It seems that there should be a way to bundle orders so that an ant stops at a few places to pick up multiple orders and then goes to on a delivery route to the multiple destinations. Of course, once the autonomous delivery drones get going, the price for the current single point-to-point method will become very small as it it lot cheaper to fly a 10 pound drone.


----------



## Seamus (Jun 21, 2018)

jeanocelot said:


> as it it lot cheaper to fly a 10 pound drone.


Doubtful. You would have to actually buy, fly and maintain drones. Large Capital expenditure. Right now they get free use of a car and maintenance.


----------



## jeanocelot (Sep 2, 2016)

Seamus said:


> Doubtful. You would have to actually buy, fly and maintain drones. Large Capital expenditure. Right now they get free use of a car and maintenance.

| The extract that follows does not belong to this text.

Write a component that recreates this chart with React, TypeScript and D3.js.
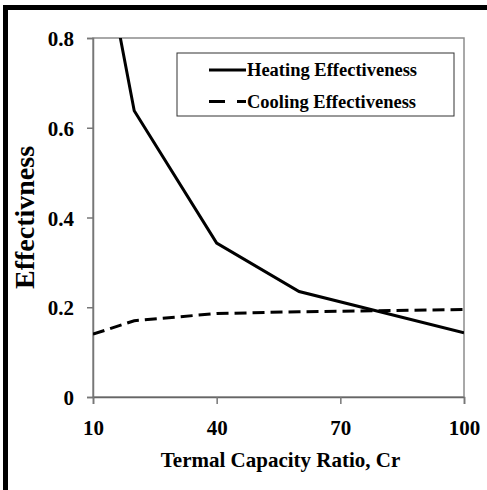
import React, { useEffect, useRef } from 'react';
import * as d3 from 'd3';

// values
const crValues = [10, 20, 40, 60, 100];
const heating = [1.12, 0.638, 0.343, 0.235, 0.143];
const cooling = [0.14, 0.17, 0.186, 0.19, 0.195];
const xTicks = [10, 40, 70, 100];
const yTicks = [0, 0.2, 0.4, 0.6, 0.8];
const seriesNames = ['Heating Effectiveness', 'Cooling Effectiveness'];

const W = 487;
const H = 490;
const margin = { top: 38, right: 23, bottom: 93, left: 93 };
const FONT = '"Liberation Serif", "Times New Roman", serif';

export default function App() {
  const ref = useRef<SVGSVGElement>(null);

  useEffect(() => {
    if (!ref.current) return;
    const svg = d3.select(ref.current);
    svg.selectAll('*').remove();

    const x = d3
      .scaleLinear()
      .domain([10, 100])
      .range([margin.left, W - margin.right]);
    const y = d3
      .scaleLinear()
      .domain([0, 0.8])
      .range([H - margin.bottom, margin.top]);

    svg.append('rect').attr('width', W).attr('height', H).attr('fill', '#fff');

    // thick outer frame (top and left only)
    svg
      .append('line')
      .attr('x1', 3)
      .attr('x2', W)
      .attr('y1', 7.5)
      .attr('y2', 7.5)
      .attr('stroke', '#000')
      .attr('stroke-width', 5);
    svg
      .append('line')
      .attr('x1', 5.5)
      .attr('x2', 5.5)
      .attr('y1', 5)
      .attr('y2', H)
      .attr('stroke', '#000')
      .attr('stroke-width', 5);

    const [x0, x1] = x.range();
    const [y0, y1] = y.range();

    // plot area border
    svg
      .append('rect')
      .attr('x', x0)
      .attr('y', y1)
      .attr('width', x1 - x0)
      .attr('height', y0 - y1)
      .attr('fill', 'none')
      .attr('stroke', '#8c8c8c')
      .attr('stroke-width', 1.5);

    // y axis
    const yAxis = svg
      .append('g')
      .attr('transform', `translate(${x0},0)`)
      .call(d3.axisLeft(y).tickValues(yTicks).tickSize(6).tickPadding(13).tickFormat(d => (d === 0 ? '0' : d3.format('.1f')(d as number))));
    yAxis.select('.domain').attr('stroke', '#777').attr('stroke-width', 1.5);
    yAxis.selectAll('line').attr('stroke', '#777').attr('stroke-width', 1.5);
    yAxis
      .selectAll('text')
      .attr('font-family', FONT)
      .attr('font-weight', 'bold')
      .attr('font-size', 21)
      .attr('fill', '#000')
      .attr('dy', '0.36em');

    // x axis
    const xAxis = svg
      .append('g')
      .attr('transform', `translate(0,${y0})`)
      .call(d3.axisBottom(x).tickValues(xTicks).tickSize(7).tickPadding(16));
    xAxis.select('.domain').attr('stroke', '#666').attr('stroke-width', 1.5);
    xAxis.selectAll('line').attr('stroke', '#777').attr('stroke-width', 1.5);
    xAxis
      .selectAll('text')
      .attr('font-family', FONT)
      .attr('font-weight', 'bold')
      .attr('font-size', 21)
      .attr('fill', '#000');

    // axis titles
    svg
      .append('text')
      .attr('x', (x0 + x1) / 2 + 2)
      .attr('y', 467)
      .attr('text-anchor', 'middle')
      .attr('font-family', FONT)
      .attr('font-weight', 'bold')
      .attr('font-size', 21)
      .text('Termal Capacity Ratio, Cr');

    svg
      .append('text')
      .attr('transform', `translate(34,${(y0 + y1) / 2}) rotate(-90)`)
      .attr('text-anchor', 'middle')
      .attr('font-family', FONT)
      .attr('font-weight', 'bold')
      .attr('font-size', 28)
      .text('Effectivness');

    // clip for lines
    svg
      .append('clipPath')
      .attr('id', 'plot-clip')
      .append('rect')
      .attr('x', x0)
      .attr('y', y1)
      .attr('width', x1 - x0)
      .attr('height', y0 - y1);

    const line = d3
      .line<number>()
      .x((_, i) => x(crValues[i]))
      .y(d => y(d));

    const plot = svg.append('g').attr('clip-path', 'url(#plot-clip)');
    plot
      .append('path')
      .datum(heating)
      .attr('d', line)
      .attr('fill', 'none')
      .attr('stroke', '#000')
      .attr('stroke-width', 3);
    plot
      .append('path')
      .datum(cooling)
      .attr('d', line)
      .attr('fill', 'none')
      .attr('stroke', '#000')
      .attr('stroke-width', 3)
      .attr('stroke-dasharray', '12,6');

    // legend
    const legend = svg.append('g');
    legend
      .append('rect')
      .attr('x', 177)
      .attr('y', 53)
      .attr('width', 277)
      .attr('height', 63)
      .attr('fill', '#fff')
      .attr('stroke', '#333')
      .attr('stroke-width', 1);

    seriesNames.forEach((name, i) => {
      const ly = 70 + i * 31.5;
      legend
        .append('line')
        .attr('x1', 209)
        .attr('x2', 246)
        .attr('y1', ly)
        .attr('y2', ly)
        .attr('stroke', '#000')
        .attr('stroke-width', 3)
        .attr('stroke-dasharray', i === 1 ? '16,12' : null);
      legend
        .append('text')
        .attr('x', 247)
        .attr('y', ly)
        .attr('dy', '0.34em')
        .attr('font-family', FONT)
        .attr('font-weight', 'bold')
        .attr('font-size', 18.5)
        .text(name);
    });
  }, []);

  return (
    <svg
      ref={ref}
      width={W}
      height={H}
      style={{ position: 'absolute', left: 0, top: 0, display: 'block' }}
    />
  );
}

But that drone is only going to cost a few hundred bucks, and the maintenance will be similarly cheap - much cheaper per mile than the federal rate for a car, and the distance will even be less as it will be "as the crow flies".


----------



## tohunt4me (Nov 23, 2015)

jeanocelot said:


> It seems that there should be a way to bundle orders so that an ant stops at a few places to pick up multiple orders and then goes to on a delivery route to the multiple destinations. Of course, once the autonomous delivery drones get going, the price for the current single point-to-point method will become very small as it it lot cheaper to fly a 10 pound drone.


Drone Injury Lawyer commercials.

They will flood t.v.
1-800- Sue Noww !


----------